TRAVIS: I would say that they should write what they love basically. Writers often say that they like it an awful lot, but you have to find something you love. Don’t think about impressing somebody or winning anything; what you have to think about first and foremost is what you want to see. What is the story in your heart that is itching to get out? Because you are not going to write anything better than you are going to write that. I think that is something that all writers have to constantly, constantly keep in mind. You have to think that if the world ended tomorrow I would be proudest of what I am writing no matter if no one else saw it. Write what you love, and that is what you should spend your time doing.

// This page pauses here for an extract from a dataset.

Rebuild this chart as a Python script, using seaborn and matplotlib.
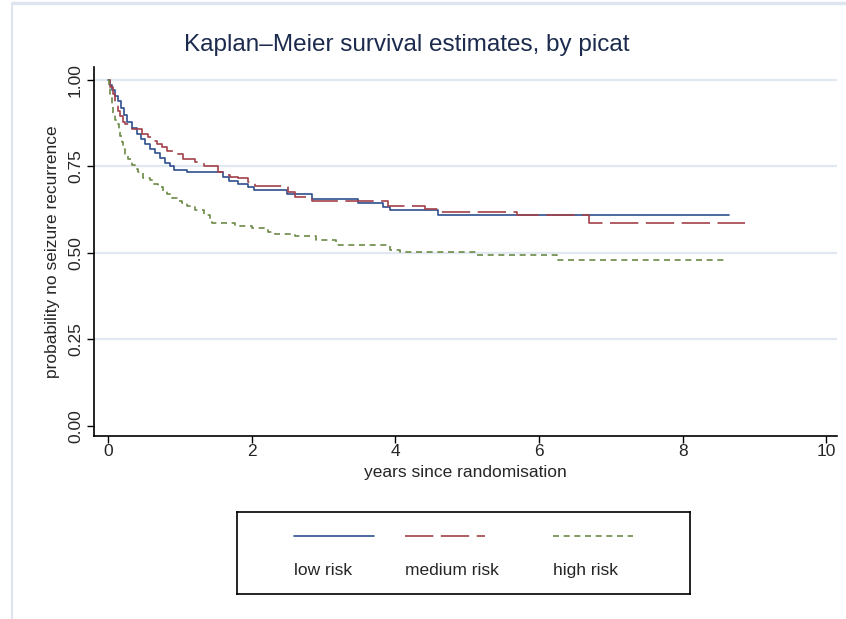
import matplotlib
matplotlib.use("Agg")
import matplotlib.pyplot as plt
import seaborn as sns
from matplotlib.lines import Line2D

# Kaplan-Meier step data (time in years, survival after the step)
low_t = [0, 0.03, 0.06, 0.10, 0.14, 0.18, 0.22, 0.27, 0.33, 0.40, 0.46, 0.52, 0.58, 0.65, 0.72,
         0.79, 0.86, 0.92, 1.10, 1.60, 1.68, 1.81, 1.95, 2.03, 2.49, 2.84, 3.48, 3.83, 3.92, 4.60, 8.64]
low_s = [1.0, 0.985, 0.97, 0.955, 0.94, 0.92, 0.90, 0.88, 0.862, 0.845, 0.83, 0.815, 0.80, 0.79, 0.775,
         0.76, 0.75, 0.741, 0.733, 0.72, 0.709, 0.70, 0.69, 0.682, 0.671, 0.655, 0.644, 0.633, 0.625, 0.61, 0.61]

med_t = [0, 0.03, 0.07, 0.10, 0.14, 0.17, 0.21, 0.24, 0.33, 0.47, 0.56, 0.62, 0.68, 0.75, 0.82, 0.93,
         1.05, 1.21, 1.33, 1.53, 1.60, 1.70, 1.81, 1.95, 2.05, 2.50, 2.60, 2.84, 3.45, 3.90, 4.42, 4.62,
         5.69, 6.70, 8.87]
med_s = [1.0, 0.98, 0.96, 0.935, 0.91, 0.896, 0.88, 0.872, 0.858, 0.845, 0.835, 0.824, 0.815, 0.805,
         0.795, 0.786, 0.771, 0.762, 0.75, 0.735, 0.724, 0.72, 0.716, 0.704, 0.695, 0.677, 0.663, 0.651,
         0.649, 0.637, 0.627, 0.618, 0.61, 0.587, 0.587]

high_t = [0, 0.01, 0.03, 0.05, 0.07, 0.10, 0.12, 0.15, 0.17, 0.19, 0.21, 0.24, 0.28, 0.33, 0.38, 0.42,
          0.49, 0.58, 0.63, 0.70, 0.76, 0.82, 0.89, 0.96, 1.03, 1.10, 1.21, 1.33, 1.42, 1.45, 1.77, 2.00,
          2.23, 2.33, 2.60, 2.90, 3.18, 3.93, 4.07, 5.13, 6.25, 8.62]
high_s = [1.0, 0.975, 0.95, 0.925, 0.905, 0.885, 0.872, 0.855, 0.839, 0.82, 0.80, 0.785, 0.771, 0.755,
          0.742, 0.735, 0.718, 0.712, 0.699, 0.69, 0.68, 0.671, 0.66, 0.651, 0.645, 0.637, 0.623, 0.609,
          0.594, 0.587, 0.578, 0.572, 0.562, 0.555, 0.549, 0.538, 0.524, 0.51, 0.503, 0.495, 0.48, 0.48]

labels = ["low risk", "medium risk", "high risk"]
colors = ["#2f4f8f", "#a3414a", "#6b8a45"]
dash_styles = [None, (17, 4.5), (3.6, 2.8)]
xticks = [0, 2, 4, 6, 8, 10]
yticks = [0, 0.25, 0.5, 0.75, 1.0]

sns.set_style("white")
plt.rcParams["font.family"] = ["Liberation Sans", "DejaVu Sans"]

fig = plt.figure(figsize=(8.46, 6.19), dpi=100)
ax = fig.add_axes([94 / 846, 1 - 436 / 619, 743 / 846, 369 / 619])

for y in yticks[1:]:
    ax.axhline(y, color="#e2e8f1", lw=1.6, zorder=0)

series = [(low_t, low_s), (med_t, med_s), (high_t, high_s)]
for (t, s), c, d in zip(series, colors, dash_styles):
    n = len(ax.lines)
    sns.lineplot(x=t, y=s, ax=ax, color=c, drawstyle="steps-post", estimator=None,
                 sort=False, linewidth=1.2)
    line = ax.lines[n]
    if d is not None:
        line.set_dashes(d)

ax.set_xlim(-0.195, 10.15)
ax.set_ylim(-0.029, 1.0376)
ax.set_xticks(xticks)
ax.set_xticklabels([str(v) for v in xticks])
ax.set_yticks(yticks)
ax.set_yticklabels(["%.2f" % v for v in yticks], rotation=90, va="center")
ax.tick_params(direction="out", length=5, width=1, color="black", labelsize=12.5,
               left=True, bottom=True)
ax.tick_params(axis="x", pad=1)
ax.tick_params(axis="y", pad=3)
for side in ["top", "right"]:
    ax.spines[side].set_visible(False)
for side in ["left", "bottom"]:
    ax.spines[side].set_color("black")
    ax.spines[side].set_linewidth(1.2)
ax.set_xlabel("years since randomisation", fontsize=12.5, va="center")
ax.xaxis.set_label_coords(0.5, -(472 - 436) / 369)
ax.set_ylabel("probability no seizure recurrence", fontsize=12.5, labelpad=6)
ax.set_facecolor("white")

fig.text(407 / 846, 1 - 45 / 619, "Kaplan\u2013Meier survival estimates, by picat",
         ha="center", va="center", fontsize=17.5, color="#1c2b4d")

# legend box, keys above labels
lax = fig.add_axes([237 / 846, 1 - 594 / 619, 453 / 846, 82 / 619])
lax.set_xticks([])
lax.set_yticks([])
for sp in lax.spines.values():
    sp.set_color("black")
    sp.set_linewidth(1.2)
key_x = [0.126, 0.371, 0.698]
for kx, lab, c, d in zip(key_x, labels, colors, dash_styles):
    ln = Line2D([kx, kx + 0.176], [0.707, 0.707], color=c, lw=1.2, transform=lax.transAxes)
    if d is not None:
        ln.set_dashes(d)
    lax.add_line(ln)
    lax.text(kx, 0.29, lab, transform=lax.transAxes, ha="left", va="center", fontsize=12.5)

# faint outer frame of the screenshot
fig.add_artist(Line2D([12 / 846, 12 / 846], [0, 1 - 3 / 619], color="#dfe5ef", lw=1.5,
                      transform=fig.transFigure))
fig.add_artist(Line2D([12 / 846, 1], [1 - 3 / 619, 1 - 3 / 619], color="#dfe5ef", lw=2.5,
                      transform=fig.transFigure))

fig.savefig("out.png", dpi=100)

AMANDA DYAR: What other projects do you have in the works, or what do you hope to work on next?

TRAVIS: Yeah, I’ve got a sci-fi television show that will be running on AMC called “Ballistic City,” and I am developing that with Joseph Kosinski, who will direct the pilot hopefully if it gets up and running. And I would love to do more graphic novels even if it is in the Pacific Rim universe or not. I am always looking for the next movie and hopefully will have more opportunities to do original material that I can make up. There is something different about taking a property you kind of adopt in comparison to something you get to work on yourself and shape with your own imagination.

Pacific Rim Synopsis
From acclaimed filmmaker Guillermo del Toro comes Warner Bros. Pictures’ and Legendary Pictures’ epic sci-fi action adventure Pacific Rim. When legions of monstrous creatures, known as Kaiju, started rising from the sea, a war began that would take millions of lives and consume humanity’s resources for years on end. To combat the giant Kaiju, a special type of weapon was devised: massive robots, called Jaegers, which are controlled simultaneously by two pilots whose minds are locked in a neural bridge. But even the Jaegers are proving nearly defenseless in the face of the relentless Kaiju. On the verge of defeat, the forces defending mankind have no choice but to turn to two unlikely heroes–a washed up former pilot (Charlie Hunnam) and an untested trainee (Rinko Kikuchi)–who are teamed to drive a legendary but seemingly obsolete Jaeger from the past. Together, they stand as mankind’s last hope against the mounting apocalypse.